By Mira Korber, guest blogger.
Just last week, a desperate pit-stop at the iconic southern restaurant chain, Waffle House, proved the very worst of my life’s infrequent fast-food exploits. Mid 1,300 mile road-trip, the black letters on yellow signage hailed the only game in town open after 10pm, so — being a northerner myself — I decided to see what this waffle thing was all about. At any rate, my “T-bone steak with eggs” was more steak tartar with yellow and white goop, but I promise not to disintegrate any further into my anti-Waffle House tirade, because the company’s economic relevance is far more interesting.

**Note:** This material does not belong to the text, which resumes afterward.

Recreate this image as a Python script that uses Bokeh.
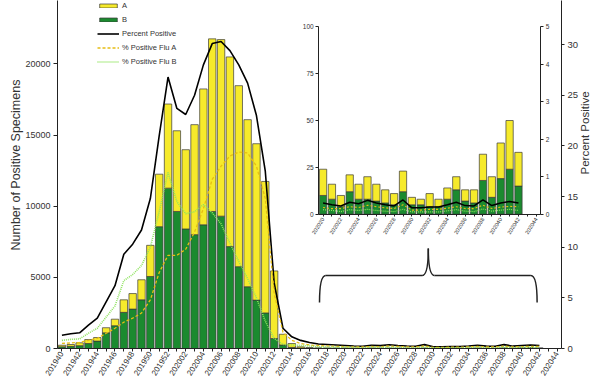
import math
from bokeh.plotting import figure
from bokeh.models import (ColumnDataSource, Range1d, LinearAxis,
                          FixedTicker, Legend, LegendItem, Title)
from bokeh.core.properties import value
from bokeh.embed import file_html
from bokeh.resources import INLINE

# ---------------- data ----------------
weeks = ["201940", "201941", "201942", "201943", "201944", "201945", "201946",
         "201947", "201948", "201949", "201950", "201951", "201952",
         "202001", "202002", "202003", "202004", "202005", "202006", "202007",
         "202008", "202009", "202010", "202011", "202012", "202013", "202014",
         "202015", "202016", "202017", "202018", "202019", "202020", "202021",
         "202022", "202023", "202024", "202025", "202026", "202027", "202028",
         "202029", "202030", "202031", "202032", "202033", "202034", "202035",
         "202036", "202037", "202038", "202039", "202040", "202041", "202042",
         "202043", "202044"]

flu_a = [110, 130, 200, 280, 250, 360, 460, 880, 1090, 1410, 2190, 3690, 5910,
         5670, 5570, 7730, 9550, 12130, 12410, 13330, 12720, 11740, 10990, 9240,
         4750, 750, 270, 80, 35, 25, 18, 15,
         14, 8, 6, 9, 8, 12, 9, 7, 6, 11, 4, 3, 7, 4, 6, 7, 6, 7, 14, 11, 19, 26, 18]
flu_b = [120, 150, 200, 350, 520, 1100, 1600, 2540, 2770, 3420, 5060, 8560, 11270,
         9630, 8400, 8000, 8690, 9630, 9300, 7160, 5750, 4340, 3400, 2500,
         700, 250, 80, 40, 25, 15, 12, 10,
         10, 8, 4, 12, 8, 8, 7, 6, 5, 12, 5, 5, 4, 4, 8, 13, 7, 6, 18, 9, 19, 24, 15]
pct_positive = [1.3, 1.45, 1.55, 2.3, 3.0, 4.6, 6.2, 9.3, 10.3, 11.7, 14.8, 21.0, 26.8,
                23.7, 23.1, 25.0, 28.0, 30.1, 30.3, 29.4, 28.0, 26.2, 23.0, 17.5,
                6.5, 2.0, 1.15, 0.8, 0.6, 0.45, 0.4, 0.35,
                0.30, 0.25, 0.22, 0.32, 0.28, 0.37, 0.30, 0.25, 0.22, 0.38, 0.17, 0.17,
                0.19, 0.19, 0.25, 0.32, 0.23, 0.22, 0.38, 0.23, 0.30, 0.34, 0.30]
pct_flu_a = [0.5, 0.55, 0.6, 0.8, 1.0, 1.5, 2.0, 2.6, 3.0, 3.5, 4.8, 7.5, 9.2,
             9.2, 9.8, 11.5, 13.8, 16.7, 18.0, 19.0, 19.4, 19.3, 18.0, 14.8,
             5.5, 1.6, 0.8, 0.5, 0.35, 0.28, 0.25, 0.22,
             0.18, 0.15, 0.15, 0.20, 0.18, 0.24, 0.20, 0.17, 0.15, 0.25, 0.11, 0.11,
             0.13, 0.13, 0.16, 0.20, 0.15, 0.15, 0.24, 0.15, 0.19, 0.21, 0.20]
pct_flu_b = [0.8, 0.9, 0.95, 1.5, 2.0, 3.1, 4.2, 6.7, 7.3, 8.2, 10.0, 13.5, 17.4,
             14.5, 13.3, 13.5, 14.2, 13.4, 12.3, 10.4, 8.6, 6.9, 5.0, 2.7,
             1.0, 0.4, 0.35, 0.3, 0.25, 0.17, 0.15, 0.13,
             0.12, 0.10, 0.07, 0.12, 0.10, 0.13, 0.10, 0.08, 0.07, 0.13, 0.06, 0.06,
             0.06, 0.06, 0.09, 0.12, 0.08, 0.07, 0.14, 0.08, 0.11, 0.13, 0.10]

left_ticks = [0, 5000, 10000, 15000, 20000]
right_ticks = [0, 5, 10, 15, 20, 25, 30]
inset_left_ticks = [0, 25, 50, 75, 100]
inset_right_ticks = [0, 1, 2, 3, 4, 5]
inset_first_week = "202020"

# ---------------- styles / geometry ----------------
FONT = "Liberation Sans"
YELLOW = "#f6ea2b"
GREEN = "#1b8a2f"
OUTLINE = "#3a3a3a"
LINE_A = "#e6bd14"
LINE_B = "#8fe35f"
AXIS = "#222222"
TXT = "#333333"

W, H = 600, 380
FL, FW = 57, 509          # frame left / width (px)
FH = 348                  # expected frame height (px)
PX_PER_1000 = 14.23       # left axis scale
PX_PER_PCT = 10.13        # right axis scale
IN_ZERO = 134.3           # inset baseline height above frame bottom (px)
IN_PX_UNIT = 1.874        # inset count scale
IN_X0, IN_PX_CAT = 325.2, 8.97   # inset first category centre, category pitch

n = len(flu_a)
nw = len(weeks)
i0 = weeks.index(inset_first_week)
inset_weeks = weeks[i0:]
m = len(inset_weeks)

main_src = ColumnDataSource(dict(x=list(range(n)), A=flu_a, B=flu_b,
                                 pp=pct_positive, pa=pct_flu_a, pb=pct_flu_b))
inset_src = ColumnDataSource(dict(x=list(range(n - i0)), A=flu_a[i0:], B=flu_b[i0:],
                                  pp=pct_positive[i0:], pa=pct_flu_a[i0:], pb=pct_flu_b[i0:]))

p = figure(width=W, height=H, x_range=Range1d(-0.5, nw - 0.5),
           y_range=Range1d(0, FH / PX_PER_1000 * 1000), output_backend="svg",
           toolbar_location=None, min_border_left=FL, min_border_right=W - FL - FW,
           min_border_top=0, min_border_bottom=30)
p.outline_line_color = None
p.xgrid.visible = False
p.ygrid.visible = False
p.background_fill_color = "white"

in_y0 = -IN_ZERO / IN_PX_UNIT
in_p_unit = IN_PX_UNIT * 20
in_p0 = -IN_ZERO / in_p_unit
in_x0 = -(IN_X0 - FL) / IN_PX_CAT
p.extra_y_ranges = {
    "pct": Range1d(0, FH / PX_PER_PCT),
    "inset_y": Range1d(in_y0, in_y0 + FH / IN_PX_UNIT),
    "inset_pct": Range1d(in_p0, in_p0 + FH / in_p_unit),
}
p.extra_x_ranges = {"inset_x": Range1d(in_x0, in_x0 + FW / IN_PX_CAT)}

# ---------------- main bars & lines ----------------
rb, ra = p.vbar_stack(["B", "A"], x="x", width=0.84, source=main_src,
                      fill_color=[GREEN, YELLOW], line_color=OUTLINE, line_width=0.7)
l_pp = p.line("x", "pp", source=main_src, y_range_name="pct", line_color="black", line_width=1.6)
l_pa = p.line("x", "pa", source=main_src, y_range_name="pct", line_color=LINE_A,
              line_width=1.3, line_dash="3 2")
l_pb = p.line("x", "pb", source=main_src, y_range_name="pct", line_color=LINE_B,
              line_width=1.6, line_dash="1 1")

# ---------------- axes ----------------
def style_axis(ax, size):
    ax.axis_line_color = AXIS
    ax.axis_line_width = 1
    ax.major_tick_line_color = AXIS
    ax.minor_tick_line_color = None
    ax.major_tick_in = 0
    ax.major_label_text_font = FONT
    ax.major_label_text_font_size = size
    ax.major_label_text_color = TXT

xa = p.xaxis[0]
style_axis(xa, "8px")
xa.ticker = FixedTicker(ticks=list(range(nw)))
xa.major_label_overrides = {k: (w if k % 2 == 0 else "") for k, w in enumerate(weeks)}
xa.major_tick_out = 3
xa.major_label_orientation = 1.0
xa.major_label_standoff = 1

ya = p.yaxis[0]
style_axis(ya, "9px")
ya.ticker = FixedTicker(ticks=left_ticks)
ya.major_tick_out = 4
ya.major_label_standoff = 3

yr = LinearAxis(y_range_name="pct", ticker=FixedTicker(ticks=right_ticks))
style_axis(yr, "9.5px")
yr.major_tick_out = 3
yr.major_label_standoff = 3
p.add_layout(yr, "right")

# axis titles
p.add_layout(Title(text="Number of Positive Specimens", align="left", offset=98,
                   standoff=0, text_font=FONT, text_font_size="12.5px",
                   text_font_style="normal", text_color=TXT), "left")
if "axis_label_orientation" in LinearAxis.properties():
    yr.axis_label = "Percent Positive"
    yr.axis_label_orientation = math.pi / 2
    yr.axis_label_standoff = 4
    yr.axis_label_text_align = "center"
    yr.axis_label_text_font = FONT
    yr.axis_label_text_font_size = "11.5px"
    yr.axis_label_text_font_style = "normal"
    yr.axis_label_text_color = TXT
else:
    p.add_layout(Title(text="Percent Positive", align="center", standoff=0,
                       text_font=FONT, text_font_size="11.5px",
                       text_font_style="normal", text_color=TXT), "right")

# ---------------- inset ----------------
p.vbar_stack(["B", "A"], x="x", width=0.82, source=inset_src,
             fill_color=[GREEN, YELLOW], line_color=OUTLINE, line_width=0.7,
             x_range_name="inset_x", y_range_name="inset_y")
p.line("x", "pp", source=inset_src, x_range_name="inset_x", y_range_name="inset_pct",
       line_color="black", line_width=1.5)
p.line("x", "pa", source=inset_src, x_range_name="inset_x", y_range_name="inset_pct",
       line_color=LINE_A, line_width=1.1, line_dash="2 2")
p.line("x", "pb", source=inset_src, x_range_name="inset_x", y_range_name="inset_pct",
       line_color=LINE_B, line_width=1.2, line_dash="1 1")

ix_lo, ix_hi = -0.5, m - 0.5

def inset_axis(ax, tick_len=3):
    # tick marks only (labels are drawn as text inside the frame)
    ax.axis_line_color = AXIS
    ax.major_tick_line_color = None
    ax.minor_tick_line_color = AXIS
    ax.minor_tick_in = 0
    ax.minor_tick_out = tick_len

ib = LinearAxis(x_range_name="inset_x", y_range_name="inset_y", fixed_location=0,
                bounds=(ix_lo, ix_hi), ticker=FixedTicker(ticks=[], minor_ticks=list(range(m))))
inset_axis(ib, 2)
p.add_layout(ib, "below")

il = LinearAxis(x_range_name="inset_x", y_range_name="inset_y", fixed_location=ix_lo,
                bounds=(0, 100), ticker=FixedTicker(ticks=[], minor_ticks=inset_left_ticks))
inset_axis(il)
p.add_layout(il, "left")

ir = LinearAxis(x_range_name="inset_x", y_range_name="inset_pct", fixed_location=ix_hi,
                bounds=(0, 5), ticker=FixedTicker(ticks=[], minor_ticks=inset_right_ticks))
inset_axis(ir)
p.add_layout(ir, "right")

# inset tick labels (text inside the main frame)
xl = list(range(0, m, 2))
p.text(x=xl, y=[0] * len(xl), text=[inset_weeks[k] for k in xl],
       x_range_name="inset_x", y_range_name="inset_y", angle=1.0,
       text_align="right", text_baseline="middle", y_offset=4,
       text_font=value(FONT), text_font_size="5.5px", text_color=TXT)
p.text(x=[ix_lo] * len(inset_left_ticks), y=inset_left_ticks,
       text=[str(v) for v in inset_left_ticks],
       x_range_name="inset_x", y_range_name="inset_y",
       text_align="right", text_baseline="middle", x_offset=-5,
       text_font=value(FONT), text_font_size="6.5px", text_color=TXT)
p.text(x=[ix_hi] * len(inset_right_ticks), y=inset_right_ticks,
       text=[str(v) for v in inset_right_ticks],
       x_range_name="inset_x", y_range_name="inset_pct",
       text_align="left", text_baseline="middle", x_offset=5,
       text_font=value(FONT), text_font_size="6.5px", text_color=TXT)

# ---------------- brace (annotation pointing to inset) ----------------
bl, br = ix_lo + 0.1, ix_hi - 0.4
bm = (bl + br) / 2
y_end, y_bar, y_tip = 3230, 5130, 7030
c = 0.7
p.quadratic(x0=[bl, br, bm - c, bm + c], y0=[y_end, y_end, y_bar, y_bar],
            x1=[bl + c, br - c, bm, bm], y1=[y_bar, y_bar, y_tip, y_tip],
            cx=[bl, br, bm, bm], cy=[y_bar, y_bar, y_bar, y_bar],
            x_range_name="inset_x", line_color=AXIS, line_width=1.5)
p.segment(x0=[bl + c, bm + c], y0=[y_bar, y_bar], x1=[bm - c, br - c], y1=[y_bar, y_bar],
          x_range_name="inset_x", line_color=AXIS, line_width=1.5)

# ---------------- legend ----------------
legend = Legend(items=[LegendItem(label="A", renderers=[ra]),
                       LegendItem(label="B", renderers=[rb]),
                       LegendItem(label="Percent Positive", renderers=[l_pp]),
                       LegendItem(label="% Positive Flu A", renderers=[l_pa]),
                       LegendItem(label="% Positive Flu B", renderers=[l_pb])],
                location=(40, FH - 67), orientation="vertical",
                background_fill_alpha=0, border_line_color=None,
                padding=0, margin=0, spacing=3,
                glyph_width=22, glyph_height=5, label_height=11, label_standoff=3,
                label_text_font=FONT, label_text_font_size="7.5px", label_text_color=TXT)
p.add_layout(legend, "center")

open("out.html", "w").write(file_html(p, INLINE))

Apparently, the Wall Street Journal’s “Waffle-House Index” is a term referring to (non-gastronomic) natural disasters. With over 1,600 locations in the South, people have come to rely on the status of their nearby Waffle House to measure the severity of weather crises. The company’s trademark is its 24-hour operation, so when locals see a closed restaurant, they know things are pretty bad. The official Waffle-House Index is conveniently color-coded to signify just how problematic a disaster may be.

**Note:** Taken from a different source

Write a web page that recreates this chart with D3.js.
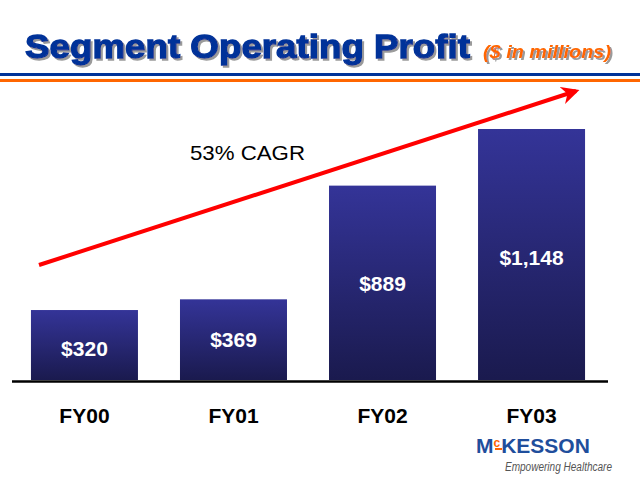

The shining beacon of 24 hour goodness since 1955, Waffle House ranks among the best disaster recipes and disaster indicators. Why, it’s even a great venue for disaster to strike. Read this excellent NY Times article about a recent string of shootings at Georgia Waffle Houses. A loyal customer even says she’ll keep returning to Waffle House even though there might be the minor risk of gunpoint robbery.

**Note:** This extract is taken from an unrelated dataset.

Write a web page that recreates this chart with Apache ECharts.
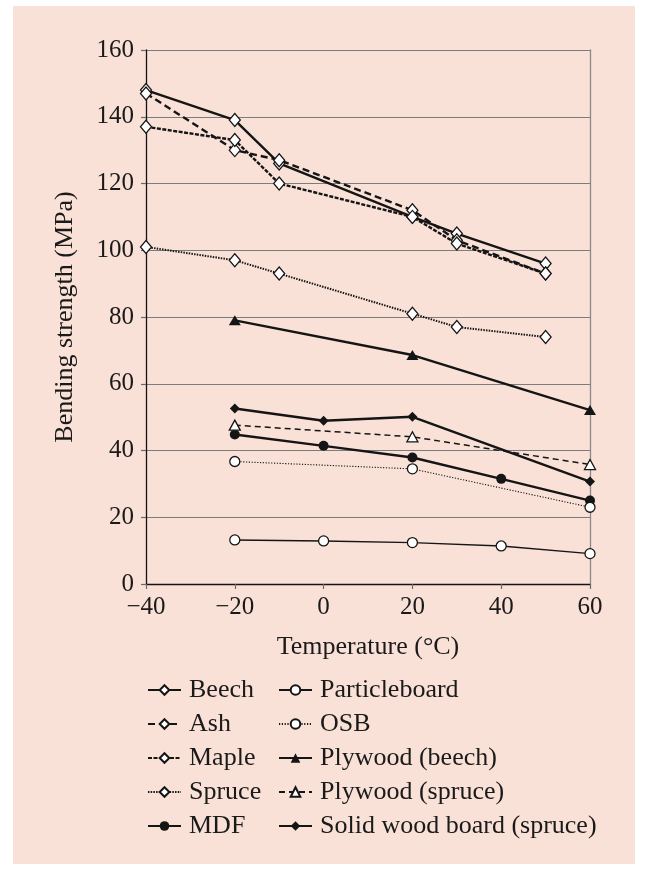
<!DOCTYPE html>
<html>
<head>
<meta charset="utf-8">
<script src="https://cdn.jsdelivr.net/npm/echarts@6/dist/echarts.min.js"></script>
<style>
  html, body { margin: 0; padding: 0; background: #ffffff; }
  #panel { position: absolute; left: 13px; top: 6px; width: 622px; height: 858px; background: #f9e1d7; }
  #chart { position: absolute; left: 0; top: 0; width: 648px; height: 870px; }
</style>
</head>
<body>
<div id="panel"></div>
<div id="chart"></div>
<script>
// Bending strength of wood and wood-based panels versus temperature
const woodTemps = [-40, -20, -10, 20, 30, 50];
const beech  = [148, 139, 126, 110, 105, 96];
const ash    = [147, 130, 127, 112, 103, 93];
const maple  = [137, 133, 120, 110, 102, 93];
const spruce = [101, 97, 93, 81, 77, 74];

const panelTemps = [-20, 0, 20, 40, 60];
const mdf           = [44.8, 41.4, 37.9, 31.5, 25.0];
const particleboard = [13.2, 12.9, 12.4, 11.4, 9.1];

const threeTemps = [-20, 20, 60];
const osb            = [36.7, 34.5, 23.0];
const plywoodBeech   = [79.0, 68.6, 52.1];
const plywoodSpruce  = [47.6, 44.1, 35.8];

const solidTemps = [-20, 0, 20, 60];
const solidWood  = [52.6, 48.9, 50.1, 30.7];

const xTicks = [-40, -20, 0, 20, 40, 60];
const yTicks = [0, 20, 40, 60, 80, 100, 120, 140, 160];

const leftLegend  = ['Beech', 'Ash', 'Maple', 'Spruce', 'MDF'];
const rightLegend = ['Particleboard', 'OSB', 'Plywood (beech)', 'Plywood (spruce)', 'Solid wood board (spruce)'];

const INK = '#151515';
const TEXT = '#1a1a1a';
const FONT = 'Liberation Serif';

function pairs(xs, ys) { return xs.map((x, i) => [x, ys[i]]); }

function makeSeries(name, xs, ys, opts) {
  return {
    name: name,
    type: 'line',
    data: pairs(xs, ys),
    symbol: opts.symbol,
    symbolSize: opts.size,
    showSymbol: true,
    z: opts.z || 3,
    lineStyle: { color: INK, width: opts.width, type: opts.dash || 'solid' },
    itemStyle: {
      color: opts.filled ? INK : '#ffffff',
      borderColor: INK,
      borderWidth: opts.filled ? 0 : 1.3
    },
    emphasis: { disabled: true },
    animation: false
  };
}

const series = [
  makeSeries('Beech', woodTemps, beech, { symbol: 'diamond', size: [11, 13], width: 2.4 }),
  makeSeries('Ash', woodTemps, ash, { symbol: 'diamond', size: [11, 13], width: 2.4, dash: [7, 4] }),
  makeSeries('Maple', woodTemps, maple, { symbol: 'diamond', size: [11, 13], width: 2.4, dash: [4, 1.5] }),
  makeSeries('Spruce', woodTemps, spruce, { symbol: 'diamond', size: [11, 13], width: 2, dash: [1.5, 1.2] }),
  makeSeries('MDF', panelTemps, mdf, { symbol: 'circle', size: 10, width: 2.4, filled: true }),
  makeSeries('Particleboard', panelTemps, particleboard, { symbol: 'circle', size: 10, width: 1.4 }),
  makeSeries('OSB', threeTemps, osb, { symbol: 'circle', size: 10, width: 1.1, dash: [1.2, 1.6] }),
  makeSeries('Plywood (beech)', threeTemps, plywoodBeech, { symbol: 'triangle', size: [12, 10], width: 2.4, filled: true }),
  makeSeries('Plywood (spruce)', threeTemps, plywoodSpruce, { symbol: 'triangle', size: [11, 10], width: 1.5, dash: [6, 4] }),
  makeSeries('Solid wood board (spruce)', solidTemps, solidWood, { symbol: 'diamond', size: [10, 10], width: 2.4, filled: true })
];

const legendBase = {
  orient: 'vertical',
  top: 677,
  padding: 0,
  itemWidth: 33,
  itemHeight: 12,
  itemGap: 8,
  selectedMode: false,
  textStyle: { fontFamily: FONT, fontSize: 26, color: TEXT, padding: [0, 0, 0, 3] }
};

const chart = echarts.init(document.getElementById('chart'), null, { renderer: 'canvas' });
chart.setOption({
  backgroundColor: 'transparent',
  animation: false,
  textStyle: { fontFamily: FONT },
  grid: { left: 146, right: 58, top: 50, bottom: 286, containLabel: false },
  legend: [
    Object.assign({}, legendBase, { left: 147, data: leftLegend }),
    Object.assign({}, legendBase, { left: 278, data: rightLegend })
  ],
  xAxis: {
    type: 'value',
    min: xTicks[0],
    max: xTicks[xTicks.length - 1],
    interval: 20,
    name: 'Temperature (°C)',
    nameLocation: 'middle',
    nameGap: 50,
    nameTextStyle: { fontFamily: FONT, fontSize: 26, color: TEXT },
    axisLine: { onZero: false, lineStyle: { color: INK, width: 1.3 } },
    axisTick: { show: true, length: 5, lineStyle: { color: '#6a6a6a', width: 1.2 } },
    axisLabel: {
      fontFamily: FONT, fontSize: 25, color: TEXT, margin: 11,
      formatter: v => (v < 0 ? '\u2212' + Math.abs(v) : String(v))
    },
    splitLine: { show: false }
  },
  yAxis: [
    {
      type: 'value',
      min: yTicks[0],
      max: yTicks[yTicks.length - 1],
      interval: 20,
      name: 'Bending strength (MPa)',
      nameLocation: 'middle',
      nameGap: 68,
      nameTextStyle: { fontFamily: FONT, fontSize: 26, color: TEXT },
      axisLine: { show: true, onZero: false, lineStyle: { color: INK, width: 1.3 } },
      axisTick: { show: true, length: 5, lineStyle: { color: '#6a6a6a', width: 1.2 } },
      axisLabel: { fontFamily: FONT, fontSize: 25, color: TEXT, margin: 12 },
      splitLine: { show: true, lineStyle: { color: '#7c7c7c', width: 1.2 } }
    },
    {
      type: 'value',
      position: 'right',
      min: yTicks[0],
      max: yTicks[yTicks.length - 1],
      interval: 20,
      axisLine: { show: true, onZero: false, lineStyle: { color: '#8a8a8a', width: 1.3 } },
      axisTick: { show: false },
      axisLabel: { show: false },
      splitLine: { show: false }
    }
  ],
  series: series
});
</script>
</body>
</html>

And, perhaps needless to say, this article is not mentioned on the “In the News” page on the Waffle House site.
The Economic Lesson
A true port-in-the-storm, Waffle House competes through its dependable image. To differentiate itself from other fast-food and low-end restaurant competitors, Waffle House allows you, the ravenous customer, to chow down anytime hunger strikes. Regardless of its food quality or crime rates, it’s open, reliable, and will feed your grumbling stomach. 24/7, stop in to Waffle House for a bite, which is more than you can say for a neighboring Olive Garden or Arby’s.